Quasars are the result of black holes feeding on galactic material. As the black hole gobbles stuff up, it spews radio waves and light which can be seen from great distances.

This newly-discovered quasar is incredibly far away — approximately 13 billion light years — which means that we’re witnessing what it looked like back in the very early days of the universe. We have absolutely no idea what’s left of the quasar or the surrounding galaxy today, and we’d have to wait another 13 billion years in order to see it from here on Earth.

At the time the quasar was behaving in the way that we’re seeing today, the universe was less than one-tenth the age that it is today. That’s what makes it so hard to crown a king when we’re talking about “the brightest object in the universe.” The greater the distance, the farther back in time we’re looking, and it’s entirely possible that there’s other objects and even brighter quasars closer to use that we haven’t seen yet simply because their light hasn’t reached us.

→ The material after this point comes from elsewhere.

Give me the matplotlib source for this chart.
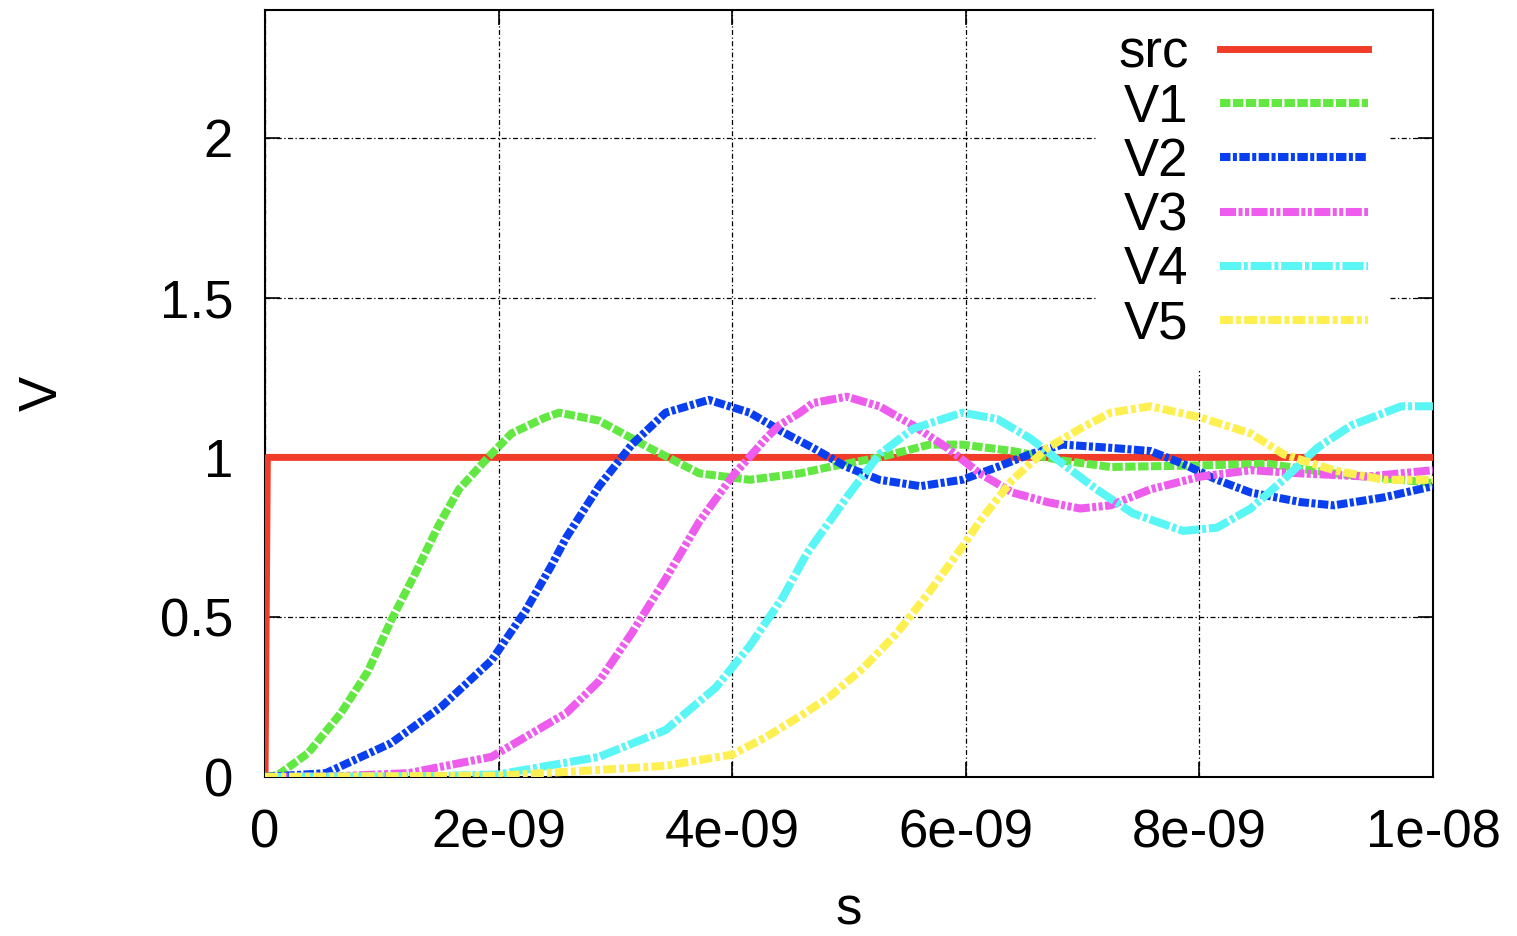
import numpy as np
import matplotlib
matplotlib.use('Agg')
from matplotlib import pyplot as plt

plt.rcParams['font.family'] = ['Liberation Sans', 'DejaVu Sans']

# time values read in ns, voltages in V
t_src = [0.0, 0.02, 10.0]
v_src = [0.0, 1.0, 1.0]

t_v1 = [0.0, 0.11, 0.37, 0.65, 0.88, 1.08, 1.29, 1.49, 1.66, 1.91, 2.11, 2.40, 2.52, 2.86, 3.29,
        3.72, 4.15, 4.58, 4.83, 5.26, 5.69, 5.97, 6.40, 6.83, 7.24, 8.01, 8.58, 9.15, 10.0]
v_v1 = [0.0, 0.006, 0.075, 0.2, 0.33, 0.49, 0.64, 0.79, 0.9, 1.0, 1.075, 1.125, 1.14, 1.115, 1.03,
        0.95, 0.93, 0.95, 0.97, 1.0, 1.04, 1.04, 1.02, 0.99, 0.97, 0.975, 0.98, 0.95, 0.92]

t_v2 = [0.0, 0.52, 1.08, 1.51, 1.94, 2.23, 2.45, 2.58, 2.86, 3.14, 3.43, 3.80, 4.15, 4.43, 4.69,
        4.98, 5.26, 5.61, 5.97, 6.27, 6.55, 6.83, 7.24, 7.58, 7.86, 8.15, 8.44, 8.87, 9.15, 9.58, 10.0]
v_v2 = [0.0, 0.012, 0.106, 0.22, 0.365, 0.52, 0.66, 0.75, 0.91, 1.04, 1.14, 1.18, 1.14, 1.08, 1.03,
        0.97, 0.93, 0.91, 0.93, 0.97, 1.01, 1.04, 1.03, 1.02, 0.98, 0.93, 0.89, 0.86, 0.85, 0.875, 0.91]

t_v3 = [0.0, 0.6, 1.23, 1.94, 2.58, 2.86, 3.14, 3.43, 3.72, 4.0, 4.29, 4.40, 4.58, 4.69, 4.98,
        5.26, 5.55, 5.84, 6.12, 6.40, 6.70, 6.98, 7.24, 7.58, 8.01, 8.44, 8.87, 9.44, 10.0]
v_v3 = [0.0, 0.002, 0.012, 0.063, 0.2, 0.30, 0.45, 0.62, 0.80, 0.94, 1.06, 1.10, 1.14, 1.17, 1.19,
        1.16, 1.10, 1.03, 0.95, 0.89, 0.86, 0.84, 0.85, 0.90, 0.94, 0.96, 0.95, 0.94, 0.96]

t_v4 = [0.0, 1.5, 2.0, 2.86, 3.43, 3.86, 4.15, 4.43, 4.64, 4.98, 5.26, 5.55, 5.97, 6.27, 6.55,
        6.83, 7.12, 7.43, 7.86, 8.15, 8.44, 8.72, 9.01, 9.30, 9.73, 10.0]
v_v4 = [0.0, 0.003, 0.008, 0.063, 0.147, 0.28, 0.41, 0.56, 0.70, 0.875, 1.01, 1.09, 1.14, 1.12, 1.06,
        0.98, 0.90, 0.825, 0.77, 0.78, 0.84, 0.93, 1.03, 1.10, 1.16, 1.16]

t_v5 = [0.0, 2.0, 2.86, 3.43, 4.0, 4.29, 4.58, 4.83, 5.12, 5.41, 5.69, 5.97, 6.12, 6.27, 6.40,
        6.70, 6.98, 7.24, 7.58, 8.01, 8.44, 8.72, 9.15, 9.58, 10.0]
v_v5 = [0.0, 0.004, 0.022, 0.035, 0.07, 0.125, 0.19, 0.25, 0.34, 0.45, 0.58, 0.72, 0.80, 0.87, 0.93,
        1.03, 1.09, 1.14, 1.16, 1.125, 1.075, 1.01, 0.96, 0.93, 0.93]

series = [
    ('src', t_src, v_src, '#f03c28', '-'),
    ('V1', t_v1, v_v1, '#63e843', (0, (1.3, 0.3))),
    ('V2', t_v2, v_v2, '#0a3ff0', (0, (1.3, 0.3, 0.5, 0.3))),
    ('V3', t_v3, v_v3, '#ee5cee', (0, (2.0, 0.3, 0.5, 0.3, 0.5, 0.3))),
    ('V4', t_v4, v_v4, '#5af5f5', (0, (2.6, 0.35, 0.5, 0.35))),
    ('V5', t_v5, v_v5, '#fff052', (0, (1.6, 0.4, 0.6, 0.4))),
]

xticks = [0, 2e-9, 4e-9, 6e-9, 8e-9, 1e-8]
xticklabels = ['0', '2e-09', '4e-09', '6e-09', '8e-09', '1e-08']
yticks = [0, 0.5, 1, 1.5, 2]
yticklabels = ['0', '0.5', '1', '1.5', '2']

fig = plt.figure(figsize=(15.17, 9.36), dpi=100)
ax = fig.add_axes([0.1747, 0.1699, 0.9446 - 0.1747, 0.9893 - 0.1699])

for name, t, v, col, ls in series:
    t = np.array(t) * 1e-9
    lw = 5.0 if name == 'src' else 5.8
    ax.plot(t, v, color=col, lw=lw, ls=ls, label=name, zorder=3)

ax.set_xlim(0, 1e-8)
ax.set_ylim(0, 2.4)
ax.set_xticks(xticks)
ax.set_xticklabels(xticklabels)
ax.set_yticks(yticks)
ax.set_yticklabels(yticklabels)
ax.tick_params(direction='in', top=True, right=True, length=11, width=1.2, labelsize=38, pad=23)
ax.grid(True, color='black', lw=0.9, ls=(0, (4, 2, 1, 2)), zorder=1)
for s in ax.spines.values():
    s.set_linewidth(1.5)

ax.set_xlabel('s', fontsize=38, labelpad=19)
ax.set_ylabel('V', fontsize=38, labelpad=66)

leg = ax.legend(loc='upper right', bbox_to_anchor=(0.985, 1.038), markerfirst=False,
                fontsize=38, handlelength=2.8, handletextpad=0.6, labelspacing=0.08,
                borderpad=0.4, frameon=True, fancybox=False, framealpha=1)
leg.get_frame().set_edgecolor('none')
leg.set_zorder(2.4)

fig.savefig('out.png', dpi=100)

“We are seeing P352-15 as it was when the Universe was less than a billion years old, or only about 7 percent of its current age,” Chris Carilli of the National Radio Astronomy Observatory, explains. “This is near the end of a period when the first stars and galaxies were re-ionizing the neutral hydrogen atoms that pervaded intergalactic space. Further observations may allow us to use this quasar as a background ‘lamp’ to measure the amount of neutral hydrogen remaining at that time,” he added.